Kwame Dawes Honors Kofi Awoonor

Originally Published: September 23, 2013

At the Poetry Foundation Ghana web site, Kwame Dawes pays tribute to Kofi Awooner, who was lost in the Westgate Mall attack in Nairobi, Kenya:

Last night, I received news that Kofi Awoonor, the Ghanaian poet, diplomat and academic had been shot to death by terrorists in the Westgate Mall in Nairobi, Kenya. I got the news in my hotel, which is about five minutes from the mall. The news came through diplomatic channels in Ghana. “Barring a miracle, we have lost him. Get some sleep, we have a long wake ahead.” This was the note his protégé and fellow Ghanaian poet, Kofi Anyidoho, sent to me. The Ghanaian ambassador to Kenya and Awoonor’s son later went to identify the body.

I will travel to Ghana to be present at the burial of Kofi Awoonor. I will because he is a great Ghanaian poet. I will because he is a remarkable African thinker and mentor. I will because he traveled to Jamaica from Ghana to bury my father, his dear friend and mentor, in 1984. I will because he is my uncle, my mother’s cousin.

He remembers the poet:

Kofi Awoonor was born in Ghana 1935, and after his first book of poems in 1964, he would go on to publish several books of poems including, “The House by the Sea“ which chronicled his time in detention in Ghana on death row in the 1970s. He is often best known for his novel, “This Earth My Brother,” and for many, he is known as the other great African diplomat. Until very recently, he has never stopped holding a university post in Ghana or outside of Ghana. He is called affectionately, “Prof” by Ghanaian friends and writers.

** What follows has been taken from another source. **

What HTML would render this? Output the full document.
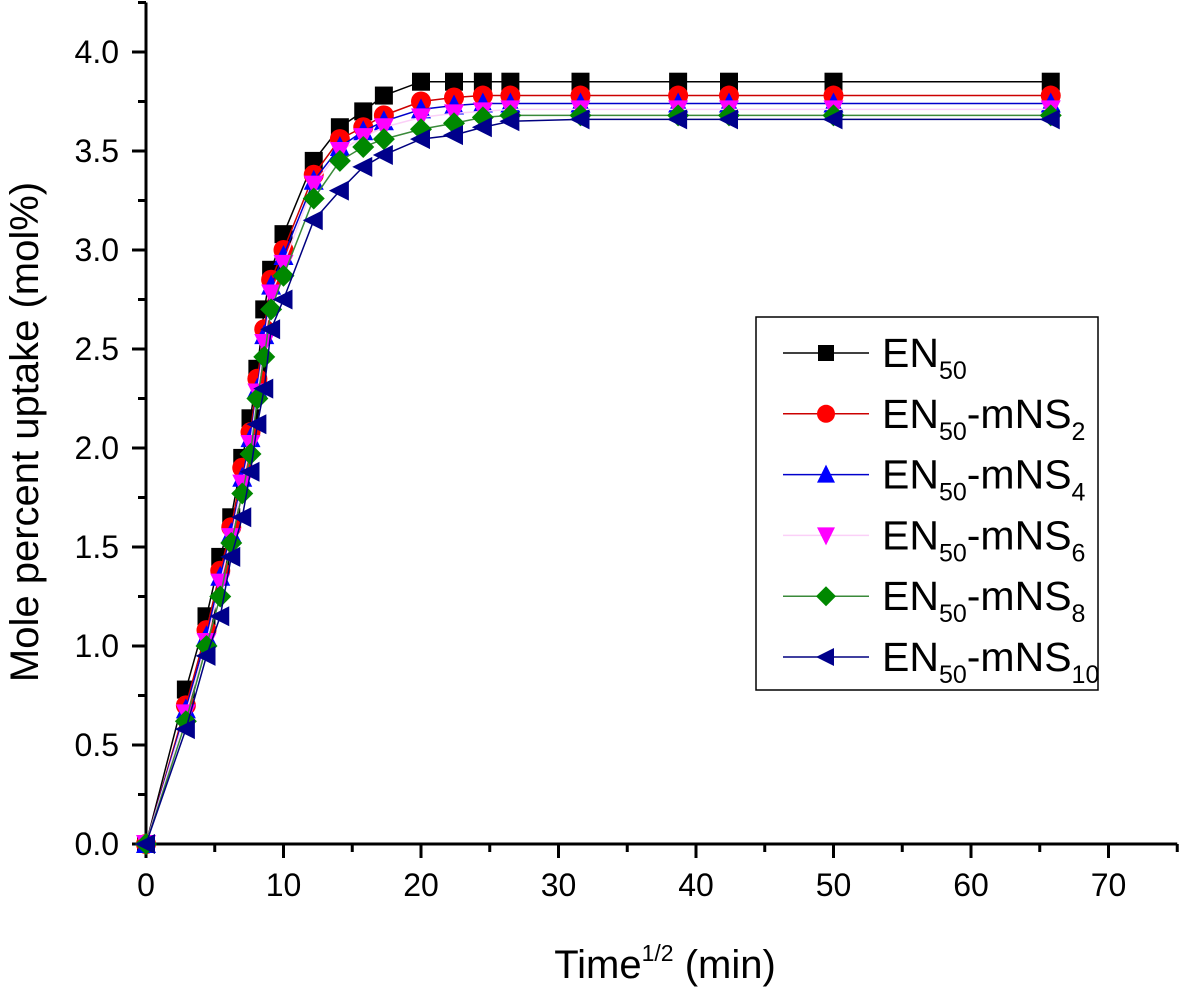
<!DOCTYPE html>
<html><head><meta charset="utf-8"><style>
html,body{margin:0;padding:0;background:#fff;}
svg{display:block;font-family:"Liberation Sans",Arial,sans-serif;}
</style></head><body>
<svg id="chart" width="1181" height="990" viewBox="0 0 1181 990" xmlns="http://www.w3.org/2000/svg">
<g id="axes"></g>
<g id="series"></g>
<g id="legend"></g>
<text transform="translate(38,432) rotate(-90)" text-anchor="middle" font-size="40">Mole percent uptake (mol%)</text>
<text x="665" y="978" text-anchor="middle" font-size="40">Time<tspan font-size="23" dy="-17">1/2</tspan><tspan dy="17"> (min)</tspan></text>
</svg>
<script>
const times=[0,2.9,4.4,5.4,6.2,7.0,7.6,8.1,8.6,9.1,10,12.2,14.1,15.8,17.3,20,22.4,24.5,26.5,31.6,38.7,42.4,50,65.8];
const en50=[0,0.78,1.15,1.45,1.65,1.95,2.15,2.4,2.7,2.9,3.08,3.45,3.62,3.70,3.78,3.85,3.85,3.85,3.85,3.85,3.85,3.85,3.85,3.85];
const mns2=[0,0.70,1.08,1.38,1.60,1.90,2.08,2.35,2.6,2.85,3.0,3.38,3.56,3.62,3.68,3.75,3.77,3.78,3.78,3.78,3.78,3.78,3.78,3.78];
const mns4=[0,0.68,1.05,1.35,1.57,1.85,2.05,2.3,2.57,2.82,2.97,3.35,3.52,3.60,3.65,3.71,3.73,3.74,3.74,3.74,3.74,3.74,3.74,3.74];
const mns6=[0,0.66,1.02,1.32,1.55,1.82,2.02,2.28,2.53,2.78,2.93,3.33,3.50,3.57,3.62,3.67,3.69,3.70,3.71,3.71,3.71,3.71,3.71,3.71];
const mns8=[0,0.62,1.0,1.25,1.52,1.77,1.97,2.25,2.46,2.7,2.87,3.26,3.45,3.52,3.56,3.61,3.64,3.67,3.68,3.68,3.68,3.68,3.68,3.68];
const mns10=[0,0.58,0.95,1.15,1.45,1.65,1.88,2.12,2.3,2.6,2.75,3.15,3.30,3.42,3.48,3.56,3.58,3.62,3.65,3.66,3.66,3.66,3.66,3.66];
const seriesNames=["EN50","EN50-mNS2","EN50-mNS4","EN50-mNS6","EN50-mNS8","EN50-mNS10"];
const seriesSubs=["","2","4","6","8","10"];
const xTicks=[0,10,20,30,40,50,60,70];
const yTicks=[0,0.5,1.0,1.5,2.0,2.5,3.0,3.5,4.0];

const NS="http://www.w3.org/2000/svg";
const X0=146,XS=13.75,Y0=844,YS=198;
const xs=v=>X0+v*XS, ys=v=>Y0-v*YS;
function mk(tag,attrs,parent){const e=document.createElementNS(NS,tag);for(const k in attrs)e.setAttribute(k,attrs[k]);parent.appendChild(e);return e;}
const axes=document.getElementById('axes');
let l=mk('line',{x1:X0,y1:ys(4.25),x2:X0,y2:Y0,stroke:'#000','stroke-width':3},axes);


l=mk('line',{x1:X0,y1:Y0,x2:xs(75),y2:Y0,stroke:'#000','stroke-width':3},axes);


for(let v=0;v<=4.25;v+=0.25){const maj=Math.abs(v*2-Math.round(v*2))<1e-6;
 const t=mk('line',{x1:X0-(maj?14:8),y1:ys(v),x2:X0,y2:ys(v),stroke:'#000','stroke-width':3},axes);
 
 }
yTicks.forEach(v=>{const t=mk('text',{x:X0-27,y:ys(v)+11,'text-anchor':'end','font-size':32},axes);t.textContent=v.toFixed(1);
 
 });
for(let v=0;v<=75;v+=5){const maj=v%10===0;
 const t=mk('line',{x1:xs(v),y1:Y0,x2:xs(v),y2:Y0+(maj?14:8),stroke:'#000','stroke-width':3},axes);
 
 }
xTicks.forEach(v=>{const t=mk('text',{x:xs(v),y:Y0+52,'text-anchor':'middle','font-size':32},axes);t.textContent=v;
 
 });

const data=[en50,mns2,mns4,mns6,mns8,mns10];
const colors=['#000','#f00','#00f','#f0f','#080','#00008b'];
const lineColors=['#000','#c00','#00c','#fbd0f8','#3a8a3a','#000080'];
const shapes=['square','circle','up','down','diamond','left'];
function marker(shape,cx,cy,c,g,s){
 s=s||9;let e;
 if(shape==='square')e=mk('rect',{x:cx-s,y:cy-s,width:2*s,height:2*s,fill:c},g);
 else if(shape==='circle')e=mk('circle',{cx:cx,cy:cy,r:s+1,fill:c},g);
 else{let p;
  if(shape==='up')p=[[cx,cy-s-2],[cx+s+1,cy+s],[cx-s-1,cy+s]];
  else if(shape==='down')p=[[cx-s-1,cy-s],[cx+s+1,cy-s],[cx,cy+s+2]];
  else if(shape==='diamond')p=[[cx,cy-s-2],[cx+s+2,cy],[cx,cy+s+2],[cx-s-2,cy]];
  else p=[[cx-s-2,cy],[cx+s,cy-s-1],[cx+s,cy+s+1]];
  e=mk('polygon',{points:p.map(q=>q.join(',')).join(' '),fill:c},g);}
 return e;}
const sg=document.getElementById('series');
data.forEach((arr,i)=>{
 const g=mk('g',{},sg);
 
 
 const pl=mk('polyline',{points:arr.map((v,j)=>xs(times[j])+','+ys(v)).join(' '),fill:'none',stroke:lineColors[i],'stroke-width':1.5},g);
 
 
 arr.forEach((v,j)=>{const m=marker(shapes[i],xs(times[j]),ys(v),colors[i],g);
  
  });
});
const lg=document.getElementById('legend');
const box=mk('rect',{x:756,y:317,width:342,height:373,fill:'#fff',stroke:'#000','stroke-width':1.5},lg);


seriesNames.forEach((n,i)=>{
 const cy=353+i*60.8;
 const g=mk('g',{},lg);
 
 
 mk('line',{x1:783,y1:cy,x2:869,y2:cy,stroke:lineColors[i],'stroke-width':1.5},g);
 marker(shapes[i],826,cy,colors[i],g,8);
 const t=mk('text',{x:882,y:cy+14,'font-size':41},g);
 t.appendChild(document.createTextNode('EN'));
 const s1=mk('tspan',{'font-size':25,dy:12},t);s1.textContent='50';
 if(seriesSubs[i]){const s2=mk('tspan',{dy:-12},t);s2.textContent='-mNS';
  const s3=mk('tspan',{'font-size':25,dy:12},t);s3.textContent=seriesSubs[i];}
});
</script>
</body></html>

Those who will carry the heaviness of loss will be his immediate family beginning with his son who was shot and wounded in the Mall and who had traveled to Kenya to be with his father and to support him. There are other siblings, other cousins, other extended families, thousands of past students, and a Ghanaian nation that will mourn his death deeply.

The post also tracks the ongoing conflict, which:

According to a report in the Wall Street Journal, the terrorist siege of the upscale mall in Kenya has claimed 59 lives so far and soldiers and police looking to corner the attackers.